Évidemment, le processus est vicié à la base. La sincérité préalable a été absente du menu. Mais, cela ne doit servir d’excuses à qui que ce soit : la société civile, l’opposition, les pouvoirs publics, le secteur privé des affaires, etc.  Chacun doit y voir une question de destin collectif. Le devoir de l’un n’est pas forcément celui de l’autre. Le président, par exemple, doit transcender ses velléités à contrôler le dialogue à tout prix, œuvrer dans le sens de la bonne marche des institutions étatiques et de la paix publique. Le Premier ministre, quant à lui, doit s’évertuer à rencontrer tous les acteurs de la vie nationale, à quelque titre qu’ils soient, indépendamment des clivages et des différends qui puissent le séparer de certains d’entre eux. L’intérêt public doit avoir le primat de ses actions !  

L’opposition, de son côté, a une grande opportunité de montrer à la nation entière qu’elle est du côté de la démocratie, véritablement. Il lui incombe d’agir de manière à ce que le changement positif de l’ordre des choses soit une réalité et de montrer illico qu’elle nest pas la réunion des protagonistes du chaos, comme le prétendent plus d’un. Elle doit prendre part aux consultations, au dialogue et à la conclusion du pacte de gouvernabilité, plutôt que de se retrancher derrière des positions qui ne servent que les egos de quelques-uns.  Refuser le dialogue est assimilable au refus de laisser triompher l’intérêt général sur les avantages personnels. De même, elle doit s’engager dans une démarche d’ouverture en lieu et place d’actions dont le vice sera de la confiner dans le conjoncturel. Sinon, elle ne sera jamais en mesure d’adresser les problèmes structurels du peuple haïtien et de proposer une alternative.

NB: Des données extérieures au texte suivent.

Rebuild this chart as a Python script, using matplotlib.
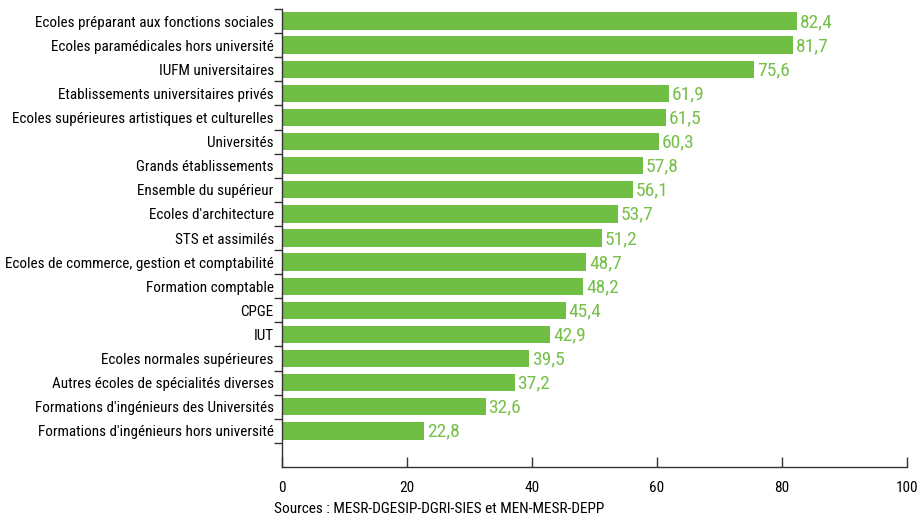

Comme tous les acteurs de la vie nationale, le secteur privé des affaires gagnera à s’investir dans ce dialogue. Les chiffres alarmants de l’économie qui clignotent sous nos yeux tous les jours continuent de faire du secteur privé des affaires la cible de la colère populaire. En effet, tout ce qui peut servir de tremplin à une gouvernabilité alternative est dans l’intérêt de tous.

Le dialogue ne dispose d’aucun pouvoir magique en soi. Il n’est qu’une des étapes du grand marathon de changement. L’engagement réel des acteurs peut lui redonner la vertu qui est la sienne.  À chacun d’y mettre du sien, de son patriotisme. Dans le cas contraire, nous serons les seuls commanditaires du pire.